[Start of Information shown]

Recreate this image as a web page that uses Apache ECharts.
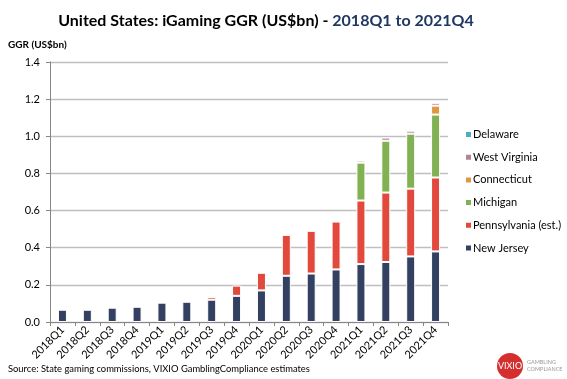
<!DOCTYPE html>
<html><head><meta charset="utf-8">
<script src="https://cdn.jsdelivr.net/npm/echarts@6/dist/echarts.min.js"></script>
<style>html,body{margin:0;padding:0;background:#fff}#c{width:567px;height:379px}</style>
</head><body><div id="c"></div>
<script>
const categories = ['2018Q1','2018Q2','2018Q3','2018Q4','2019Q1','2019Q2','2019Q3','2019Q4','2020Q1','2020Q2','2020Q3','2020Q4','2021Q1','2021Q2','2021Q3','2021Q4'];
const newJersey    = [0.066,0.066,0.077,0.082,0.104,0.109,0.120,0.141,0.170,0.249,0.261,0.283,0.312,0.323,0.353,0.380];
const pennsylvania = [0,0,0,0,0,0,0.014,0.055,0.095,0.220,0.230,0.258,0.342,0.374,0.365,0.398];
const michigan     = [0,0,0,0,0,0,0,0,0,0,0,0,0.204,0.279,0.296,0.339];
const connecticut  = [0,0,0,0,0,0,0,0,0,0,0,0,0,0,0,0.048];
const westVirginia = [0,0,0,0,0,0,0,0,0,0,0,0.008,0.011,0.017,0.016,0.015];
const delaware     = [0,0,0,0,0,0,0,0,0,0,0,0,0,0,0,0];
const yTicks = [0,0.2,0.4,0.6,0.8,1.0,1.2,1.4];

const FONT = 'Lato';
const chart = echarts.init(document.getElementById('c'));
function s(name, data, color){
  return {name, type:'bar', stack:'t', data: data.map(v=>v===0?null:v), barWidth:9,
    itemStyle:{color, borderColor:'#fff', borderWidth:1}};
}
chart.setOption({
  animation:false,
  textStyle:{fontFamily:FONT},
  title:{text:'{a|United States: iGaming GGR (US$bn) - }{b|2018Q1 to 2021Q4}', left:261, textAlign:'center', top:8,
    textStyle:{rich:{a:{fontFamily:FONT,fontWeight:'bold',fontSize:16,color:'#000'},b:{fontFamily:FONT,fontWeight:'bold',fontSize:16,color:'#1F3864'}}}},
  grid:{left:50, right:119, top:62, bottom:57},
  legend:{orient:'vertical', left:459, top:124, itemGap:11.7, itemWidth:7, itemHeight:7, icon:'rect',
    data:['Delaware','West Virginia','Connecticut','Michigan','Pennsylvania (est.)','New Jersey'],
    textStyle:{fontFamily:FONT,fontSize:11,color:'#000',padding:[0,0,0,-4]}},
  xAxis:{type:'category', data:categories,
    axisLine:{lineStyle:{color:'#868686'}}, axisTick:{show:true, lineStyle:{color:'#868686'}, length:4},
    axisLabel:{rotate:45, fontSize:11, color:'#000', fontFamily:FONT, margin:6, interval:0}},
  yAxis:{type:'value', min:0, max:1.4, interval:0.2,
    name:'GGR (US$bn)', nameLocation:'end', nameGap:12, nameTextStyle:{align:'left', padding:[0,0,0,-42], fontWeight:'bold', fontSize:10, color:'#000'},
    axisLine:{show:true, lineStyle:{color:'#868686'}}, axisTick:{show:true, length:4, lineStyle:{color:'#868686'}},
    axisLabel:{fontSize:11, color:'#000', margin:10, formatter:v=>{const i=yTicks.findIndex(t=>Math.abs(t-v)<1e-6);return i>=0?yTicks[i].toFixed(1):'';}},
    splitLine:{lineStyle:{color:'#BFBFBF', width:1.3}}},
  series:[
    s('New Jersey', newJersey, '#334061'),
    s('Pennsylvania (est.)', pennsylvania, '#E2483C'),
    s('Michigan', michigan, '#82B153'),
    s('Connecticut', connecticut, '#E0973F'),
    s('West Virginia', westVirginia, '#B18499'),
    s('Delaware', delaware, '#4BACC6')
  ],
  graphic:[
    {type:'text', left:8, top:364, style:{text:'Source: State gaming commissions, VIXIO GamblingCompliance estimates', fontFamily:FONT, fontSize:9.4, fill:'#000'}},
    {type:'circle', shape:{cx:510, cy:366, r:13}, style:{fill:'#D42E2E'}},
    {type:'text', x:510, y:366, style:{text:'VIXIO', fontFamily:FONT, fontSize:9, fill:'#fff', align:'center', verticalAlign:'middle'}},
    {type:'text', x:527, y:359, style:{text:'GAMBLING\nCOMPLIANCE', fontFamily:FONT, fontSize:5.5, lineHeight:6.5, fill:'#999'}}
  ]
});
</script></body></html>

[End of Information shown]

_What you are asked to do_.
From the top of the listing above, repeat each line exactly until you reach the line containing "const yTicks = [0,0.2,0.4,0.6,0.8,1.0,1.2,1.4];", and repeat that one too. Leave the pictures out.

_Task solution_.
Recreate this image as a web page that uses Apache ECharts.
<!DOCTYPE html>
<html><head><meta charset="utf-8">
<script src="https://cdn.jsdelivr.net/npm/echarts@6/dist/echarts.min.js"></script>
<style>html,body{margin:0;padding:0;background:#fff}#c{width:567px;height:379px}</style>
</head><body><div id="c"></div>
<script>
const categories = ['2018Q1','2018Q2','2018Q3','2018Q4','2019Q1','2019Q2','2019Q3','2019Q4','2020Q1','2020Q2','2020Q3','2020Q4','2021Q1','2021Q2','2021Q3','2021Q4'];
const newJersey    = [0.066,0.066,0.077,0.082,0.104,0.109,0.120,0.141,0.170,0.249,0.261,0.283,0.312,0.323,0.353,0.380];
const pennsylvania = [0,0,0,0,0,0,0.014,0.055,0.095,0.220,0.230,0.258,0.342,0.374,0.365,0.398];
const michigan     = [0,0,0,0,0,0,0,0,0,0,0,0,0.204,0.279,0.296,0.339];
const connecticut  = [0,0,0,0,0,0,0,0,0,0,0,0,0,0,0,0.048];
const westVirginia = [0,0,0,0,0,0,0,0,0,0,0,0.008,0.011,0.017,0.016,0.015];
const delaware     = [0,0,0,0,0,0,0,0,0,0,0,0,0,0,0,0];
const yTicks = [0,0.2,0.4,0.6,0.8,1.0,1.2,1.4];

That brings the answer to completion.